◆ Problem to solve
Leave out every picture, then transcribe the rest of the listing exactly.

◆ Information provided
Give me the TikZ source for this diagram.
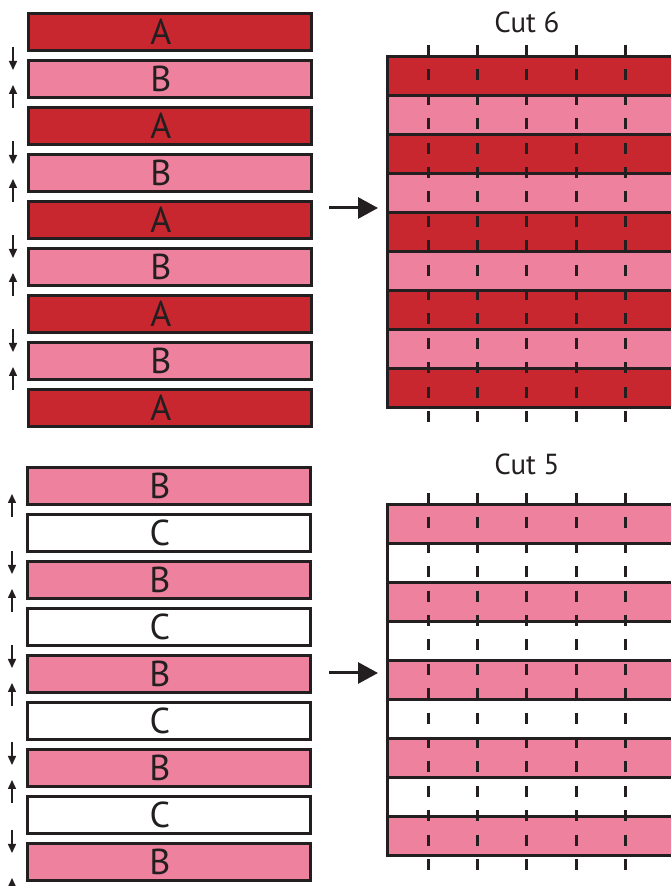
\documentclass[tikz,border=0pt]{standalone}
\usepackage{fontspec}
\setmainfont{PT Sans}
\usetikzlibrary{positioning,arrows.meta}
\definecolor{layerred}{HTML}{C8272F}
\definecolor{layerpink}{HTML}{EE819E}
\definecolor{inkgrey}{HTML}{231F20}

\begin{document}
\begin{tikzpicture}[x=1pt, y=1pt, node distance=7pt,
  strip/.style={draw=inkgrey, line width=3pt, minimum width=283pt, minimum height=37pt, inner sep=0pt, text=inkgrey, font=\fontsize{36}{36}\selectfont, execute at begin node={\hspace*{-18pt}}},
  layer/.style={draw=inkgrey, line width=3pt, minimum width=313pt, minimum height=39pt, inner sep=0pt, outer sep=0pt},
  cutline/.style={inkgrey, line width=3pt, dash pattern=on 11pt off 13.4pt},
  nudge/.style={-{Triangle[length=9pt,width=8pt]}, line width=1.5pt, color=inkgrey},
  push/.style={-{Triangle[length=20pt,width=21pt]}, line width=3pt, color=inkgrey}]

\useasboundingbox (0,0) rectangle (671,886);
\begin{scope}
\clip (0,0) rectangle (671,886);

% top stack, A and B
\node[strip, fill=layerred] (top1) at (170,854) {A};
\node[strip, fill=layerpink, below=of top1] (top2) {B};
\node[strip, fill=layerred, below=of top2] (top3) {A};
\node[strip, fill=layerpink, below=of top3] (top4) {B};
\node[strip, fill=layerred, below=of top4] (top5) {A};
\node[strip, fill=layerpink, below=of top5] (top6) {B};
\node[strip, fill=layerred, below=of top6] (top7) {A};
\node[strip, fill=layerpink, below=of top7] (top8) {B};
\node[strip, fill=layerred, below=of top8] (top9) {A};

% bottom stack, B and C
\node[strip, fill=layerpink] (low1) at (169,400) {B};
\node[strip, fill=white, below=of low1] (low2) {C};
\node[strip, fill=layerpink, below=of low2] (low3) {B};
\node[strip, fill=white, below=of low3] (low4) {C};
\node[strip, fill=layerpink, below=of low4] (low5) {B};
\node[strip, fill=white, below=of low5] (low6) {C};
\node[strip, fill=layerpink, below=of low6] (low7) {B};
\node[strip, fill=white, below=of low7] (low8) {C};
\node[strip, fill=layerpink, below=of low8] (low9) {B};

% small arrows beside the B strips
\draw[nudge] ([xshift=-14pt,yshift=12pt]top2.north west) -- ++(0,-23pt);
\draw[nudge] ([xshift=-14pt,yshift=-9pt]top2.south west) -- ++(0,23pt);
\draw[nudge] ([xshift=-14pt,yshift=12pt]top4.north west) -- ++(0,-23pt);
\draw[nudge] ([xshift=-14pt,yshift=-9pt]top4.south west) -- ++(0,23pt);
\draw[nudge] ([xshift=-14pt,yshift=12pt]top6.north west) -- ++(0,-23pt);
\draw[nudge] ([xshift=-14pt,yshift=-9pt]top6.south west) -- ++(0,23pt);
\draw[nudge] ([xshift=-14pt,yshift=12pt]top8.north west) -- ++(0,-23pt);
\draw[nudge] ([xshift=-14pt,yshift=-9pt]top8.south west) -- ++(0,23pt);
\draw[nudge] ([xshift=-14pt,yshift=-11pt]low1.south west) -- ++(0,23pt);
\draw[nudge] ([xshift=-14pt,yshift=9pt]low3.north west) -- ++(0,-23pt);
\draw[nudge] ([xshift=-14pt,yshift=-12pt]low3.south west) -- ++(0,23pt);
\draw[nudge] ([xshift=-14pt,yshift=9pt]low5.north west) -- ++(0,-23pt);
\draw[nudge] ([xshift=-14pt,yshift=-12pt]low5.south west) -- ++(0,23pt);
\draw[nudge] ([xshift=-14pt,yshift=6pt]low7.north west) -- ++(0,-23pt);
\draw[nudge] ([xshift=-14pt,yshift=-15pt]low7.south west) -- ++(0,23pt);
\draw[nudge] ([xshift=-14pt,yshift=12pt]low9.north west) -- ++(0,-23pt);
\draw[nudge] ([xshift=-14pt,yshift=-19pt]low9.south west) -- ++(0,23pt);

% cut 6 block
\node[text=inkgrey, font=\fontsize{29}{29}\selectfont] (cutsix) at (527,864) {Cut 6};
\node[layer, fill=layerred] (six1) at (543.75,809.5) {};
\node[layer, fill=layerpink, below=0pt of six1] (six2) {};
\node[layer, fill=layerred, below=0pt of six2] (six3) {};
\node[layer, fill=layerpink, below=0pt of six3] (six4) {};
\node[layer, fill=layerred, below=0pt of six4] (six5) {};
\node[layer, fill=layerpink, below=0pt of six5] (six6) {};
\node[layer, fill=layerred, below=0pt of six6] (six7) {};
\node[layer, fill=layerpink, below=0pt of six7] (six8) {};
\node[layer, fill=layerred, below=0pt of six8] (six9) {};
\draw[cutline] (428,841) -- (428,463);
\draw[cutline] (477,841) -- (477,463);
\draw[cutline] (526,841) -- (526,463);
\draw[cutline] (576,841) -- (576,463);
\draw[cutline] (625,841) -- (625,463);

% cut 5 block
\node[text=inkgrey, font=\fontsize{29}{29}\selectfont] (cutfive) at (527,422) {Cut 5};
\node[layer, fill=layerpink] (five1) at (543.75,362) {};
\node[layer, fill=white, below=0pt of five1] (five2) {};
\node[layer, fill=layerpink, below=0pt of five2] (five3) {};
\node[layer, fill=white, below=0pt of five3] (five4) {};
\node[layer, fill=layerpink, below=0pt of five4] (five5) {};
\node[layer, fill=white, below=0pt of five5] (five6) {};
\node[layer, fill=layerpink, below=0pt of five6] (five7) {};
\node[layer, fill=white, below=0pt of five7] (five8) {};
\node[layer, fill=layerpink, below=0pt of five8] (five9) {};
\draw[cutline] (428,393) -- (428,16);
\draw[cutline] (477,393) -- (477,16);
\draw[cutline] (526,393) -- (526,16);
\draw[cutline] (576,393) -- (576,16);
\draw[cutline] (625,393) -- (625,16);

% stack to block arrows
\coordinate (goA) at (329,678);
\coordinate (toA) at (378,678);
\coordinate (goB) at (329,213);
\coordinate (toB) at (378,213);
\draw[push] (goA) -- (toA);
\draw[push] (goB) -- (toB);
\end{scope}
\end{tikzpicture}
\end{document}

◆ Solution to the exercise
Give me the TikZ source for this diagram.
\documentclass[tikz,border=0pt]{standalone}
\usepackage{fontspec}
\setmainfont{PT Sans}
\usetikzlibrary{positioning,arrows.meta}
\definecolor{layerred}{HTML}{C8272F}
\definecolor{layerpink}{HTML}{EE819E}
\definecolor{inkgrey}{HTML}{231F20}

\begin{document}
\begin{tikzpicture}[x=1pt, y=1pt, node distance=7pt,
  strip/.style={draw=inkgrey, line width=3pt, minimum width=283pt, minimum height=37pt, inner sep=0pt, text=inkgrey, font=\fontsize{36}{36}\selectfont, execute at begin node={\hspace*{-18pt}}},
  layer/.style={draw=inkgrey, line width=3pt, minimum width=313pt, minimum height=39pt, inner sep=0pt, outer sep=0pt},
  cutline/.style={inkgrey, line width=3pt, dash pattern=on 11pt off 13.4pt},
  nudge/.style={-{Triangle[length=9pt,width=8pt]}, line width=1.5pt, color=inkgrey},
  push/.style={-{Triangle[length=20pt,width=21pt]}, line width=3pt, color=inkgrey}]

\useasboundingbox (0,0) rectangle (671,886);
\begin{scope}
\clip (0,0) rectangle (671,886);

% top stack, A and B
\node[strip, fill=layerred] (top1) at (170,854) {A};
\node[strip, fill=layerpink, below=of top1] (top2) {B};
\node[strip, fill=layerred, below=of top2] (top3) {A};
\node[strip, fill=layerpink, below=of top3] (top4) {B};
\node[strip, fill=layerred, below=of top4] (top5) {A};
\node[strip, fill=layerpink, below=of top5] (top6) {B};
\node[strip, fill=layerred, below=of top6] (top7) {A};
\node[strip, fill=layerpink, below=of top7] (top8) {B};
\node[strip, fill=layerred, below=of top8] (top9) {A};

% bottom stack, B and C
\node[strip, fill=layerpink] (low1) at (169,400) {B};
\node[strip, fill=white, below=of low1] (low2) {C};
\node[strip, fill=layerpink, below=of low2] (low3) {B};
\node[strip, fill=white, below=of low3] (low4) {C};
\node[strip, fill=layerpink, below=of low4] (low5) {B};
\node[strip, fill=white, below=of low5] (low6) {C};
\node[strip, fill=layerpink, below=of low6] (low7) {B};
\node[strip, fill=white, below=of low7] (low8) {C};
\node[strip, fill=layerpink, below=of low8] (low9) {B};

% small arrows beside the B strips
\draw[nudge] ([xshift=-14pt,yshift=12pt]top2.north west) -- ++(0,-23pt);
\draw[nudge] ([xshift=-14pt,yshift=-9pt]top2.south west) -- ++(0,23pt);
\draw[nudge] ([xshift=-14pt,yshift=12pt]top4.north west) -- ++(0,-23pt);
\draw[nudge] ([xshift=-14pt,yshift=-9pt]top4.south west) -- ++(0,23pt);
\draw[nudge] ([xshift=-14pt,yshift=12pt]top6.north west) -- ++(0,-23pt);
\draw[nudge] ([xshift=-14pt,yshift=-9pt]top6.south west) -- ++(0,23pt);
\draw[nudge] ([xshift=-14pt,yshift=12pt]top8.north west) -- ++(0,-23pt);
\draw[nudge] ([xshift=-14pt,yshift=-9pt]top8.south west) -- ++(0,23pt);
\draw[nudge] ([xshift=-14pt,yshift=-11pt]low1.south west) -- ++(0,23pt);
\draw[nudge] ([xshift=-14pt,yshift=9pt]low3.north west) -- ++(0,-23pt);
\draw[nudge] ([xshift=-14pt,yshift=-12pt]low3.south west) -- ++(0,23pt);
\draw[nudge] ([xshift=-14pt,yshift=9pt]low5.north west) -- ++(0,-23pt);
\draw[nudge] ([xshift=-14pt,yshift=-12pt]low5.south west) -- ++(0,23pt);
\draw[nudge] ([xshift=-14pt,yshift=6pt]low7.north west) -- ++(0,-23pt);
\draw[nudge] ([xshift=-14pt,yshift=-15pt]low7.south west) -- ++(0,23pt);
\draw[nudge] ([xshift=-14pt,yshift=12pt]low9.north west) -- ++(0,-23pt);
\draw[nudge] ([xshift=-14pt,yshift=-19pt]low9.south west) -- ++(0,23pt);

% cut 6 block
\node[text=inkgrey, font=\fontsize{29}{29}\selectfont] (cutsix) at (527,864) {Cut 6};
\node[layer, fill=layerred] (six1) at (543.75,809.5) {};
\node[layer, fill=layerpink, below=0pt of six1] (six2) {};
\node[layer, fill=layerred, below=0pt of six2] (six3) {};
\node[layer, fill=layerpink, below=0pt of six3] (six4) {};
\node[layer, fill=layerred, below=0pt of six4] (six5) {};
\node[layer, fill=layerpink, below=0pt of six5] (six6) {};
\node[layer, fill=layerred, below=0pt of six6] (six7) {};
\node[layer, fill=layerpink, below=0pt of six7] (six8) {};
\node[layer, fill=layerred, below=0pt of six8] (six9) {};
\draw[cutline] (428,841) -- (428,463);
\draw[cutline] (477,841) -- (477,463);
\draw[cutline] (526,841) -- (526,463);
\draw[cutline] (576,841) -- (576,463);
\draw[cutline] (625,841) -- (625,463);

% cut 5 block
\node[text=inkgrey, font=\fontsize{29}{29}\selectfont] (cutfive) at (527,422) {Cut 5};
\node[layer, fill=layerpink] (five1) at (543.75,362) {};
\node[layer, fill=white, below=0pt of five1] (five2) {};
\node[layer, fill=layerpink, below=0pt of five2] (five3) {};
\node[layer, fill=white, below=0pt of five3] (five4) {};
\node[layer, fill=layerpink, below=0pt of five4] (five5) {};
\node[layer, fill=white, below=0pt of five5] (five6) {};
\node[layer, fill=layerpink, below=0pt of five6] (five7) {};
\node[layer, fill=white, below=0pt of five7] (five8) {};
\node[layer, fill=layerpink, below=0pt of five8] (five9) {};
\draw[cutline] (428,393) -- (428,16);
\draw[cutline] (477,393) -- (477,16);
\draw[cutline] (526,393) -- (526,16);
\draw[cutline] (576,393) -- (576,16);
\draw[cutline] (625,393) -- (625,16);

% stack to block arrows
\coordinate (goA) at (329,678);
\coordinate (toA) at (378,678);
\coordinate (goB) at (329,213);
\coordinate (toB) at (378,213);
\draw[push] (goA) -- (toA);
\draw[push] (goB) -- (toB);
\end{scope}
\end{tikzpicture}
\end{document}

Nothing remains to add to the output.